Ces effets gravitationnels sont parfois si violents qu’ils entraînent des bouleversements bien plus importants, comme l’apparition de planètes rétrogrades (tournant dans le sens contraire de la rotation de l’étoile) ou de planètes évoluant dans des plans orbitaux très inclinés (parfois perpendiculaires au plan équatorial de l’astre central).

Pour l’astronome genevois, pourtant, la plus importante contribution scientifique de son groupe a été de découvrir l’existence d’essaims de petites planètes (entre une et dix fois la masse de la Terre) très proches de leur étoile. Au moins 30% des étoiles de type solaire possèdent ce genre d’essaims qui représentent une configuration inédite puisque notre système solaire en est dépourvu.

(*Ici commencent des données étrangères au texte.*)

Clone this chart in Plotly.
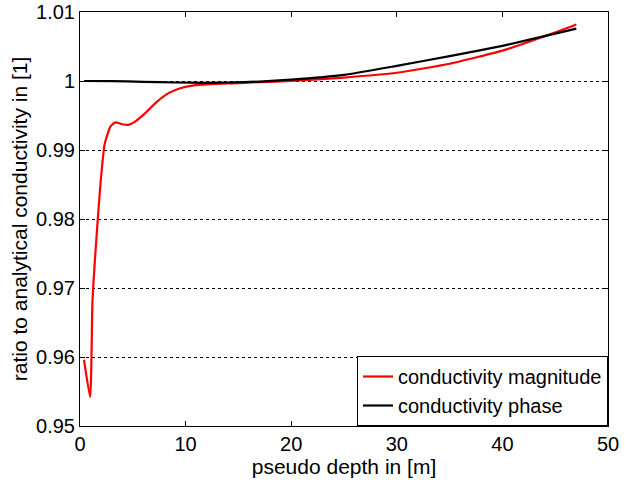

Au point où en sont la technologie et l’expérience des observateurs du ciel, la chasse est désormais ouverte pour trouver une cousine de la Terre. La détection de la présence de planètes rocheuses dans la zone habitable, c’est-à-dire à une distance telle de leur étoile que l’eau peut être liquide et que la chimie complexe à l’origine de la vie puisse s’y développer, est plus que jamais à portée de spectrographe.